> Direction
Without including any images, repeat the data exactly.

> Supplied material
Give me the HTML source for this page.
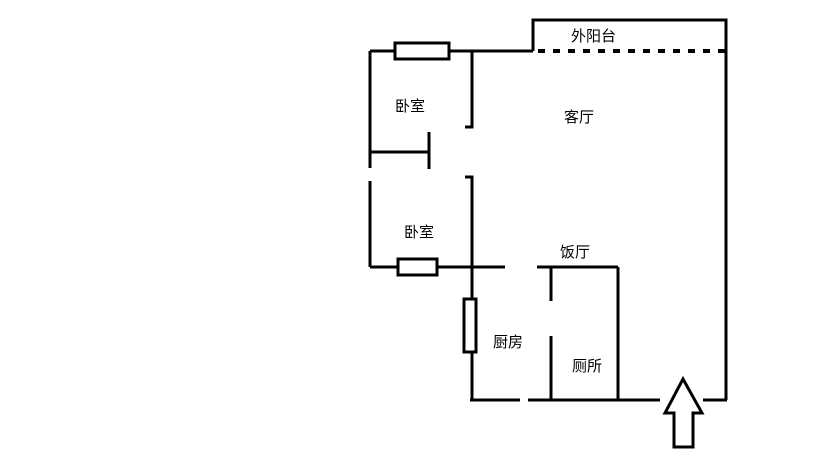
<!DOCTYPE html>
<html><head><meta charset="utf-8"><style>
html,body{margin:0;padding:0;background:#fff;}
svg text{font-family:"Liberation Sans","Noto Sans CJK SC",sans-serif;font-size:15px;fill:#000;}
</style></head><body>
<svg width="816" height="460" viewBox="0 0 816 460" xmlns="http://www.w3.org/2000/svg">
<g stroke="#000" stroke-width="3" fill="none">
<line x1="370" y1="51" x2="533" y2="51"/>
<polyline points="533,51 533,20 726,20 726,400"/>
<line x1="538" y1="51" x2="726" y2="51" stroke-dasharray="7,8" stroke-width="4"/>
<line x1="370" y1="51" x2="370" y2="168"/>
<line x1="370" y1="181" x2="370" y2="267"/>
<polyline points="472,51 472,127 465,127"/>
<line x1="370" y1="152" x2="429" y2="152"/>
<line x1="429" y1="132" x2="429" y2="169"/>
<polyline points="465,177 472,177 472,400"/>
<line x1="370" y1="267" x2="505" y2="267"/>
<line x1="537" y1="267" x2="618" y2="267"/>
<line x1="618" y1="267" x2="618" y2="400"/>
<line x1="551" y1="267" x2="551" y2="301"/>
<line x1="551" y1="336" x2="551" y2="400"/>
<line x1="470" y1="400" x2="520" y2="400"/>
<line x1="528" y1="400" x2="660" y2="400"/>
<line x1="703" y1="400" x2="727" y2="400"/>
<rect x="395" y="43" width="54" height="16" fill="#fff"/>
<rect x="398" y="259" width="39" height="16" fill="#fff"/>
<rect x="464" y="299" width="12" height="53" fill="#fff"/>
<polygon points="683,379 665,413 674,413 674,447 693,447 693,413 702,413" fill="#fff"/>
</g>
<text x="571" y="41">外阳台</text>
<text x="564" y="122">客厅</text>
<text x="395" y="111">卧室</text>
<text x="404" y="237">卧室</text>
<text x="560" y="257">饭厅</text>
<text x="493" y="347">厨房</text>
<text x="572" y="371">厕所</text>
</svg>
</body></html>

> Finished answer
Give me the HTML source for this page.
<!DOCTYPE html>
<html><head><meta charset="utf-8"><style>
html,body{margin:0;padding:0;background:#fff;}
svg text{font-family:"Liberation Sans","Noto Sans CJK SC",sans-serif;font-size:15px;fill:#000;}
</style></head><body>
<svg width="816" height="460" viewBox="0 0 816 460" xmlns="http://www.w3.org/2000/svg">
<g stroke="#000" stroke-width="3" fill="none">
<line x1="370" y1="51" x2="533" y2="51"/>
<polyline points="533,51 533,20 726,20 726,400"/>
<line x1="538" y1="51" x2="726" y2="51" stroke-dasharray="7,8" stroke-width="4"/>
<line x1="370" y1="51" x2="370" y2="168"/>
<line x1="370" y1="181" x2="370" y2="267"/>
<polyline points="472,51 472,127 465,127"/>
<line x1="370" y1="152" x2="429" y2="152"/>
<line x1="429" y1="132" x2="429" y2="169"/>
<polyline points="465,177 472,177 472,400"/>
<line x1="370" y1="267" x2="505" y2="267"/>
<line x1="537" y1="267" x2="618" y2="267"/>
<line x1="618" y1="267" x2="618" y2="400"/>
<line x1="551" y1="267" x2="551" y2="301"/>
<line x1="551" y1="336" x2="551" y2="400"/>
<line x1="470" y1="400" x2="520" y2="400"/>
<line x1="528" y1="400" x2="660" y2="400"/>
<line x1="703" y1="400" x2="727" y2="400"/>
<rect x="395" y="43" width="54" height="16" fill="#fff"/>
<rect x="398" y="259" width="39" height="16" fill="#fff"/>
<rect x="464" y="299" width="12" height="53" fill="#fff"/>
<polygon points="683,379 665,413 674,413 674,447 693,447 693,413 702,413" fill="#fff"/>
</g>
<text x="571" y="41">外阳台</text>
<text x="564" y="122">客厅</text>
<text x="395" y="111">卧室</text>
<text x="404" y="237">卧室</text>
<text x="560" y="257">饭厅</text>
<text x="493" y="347">厨房</text>
<text x="572" y="371">厕所</text>
</svg>
</body></html>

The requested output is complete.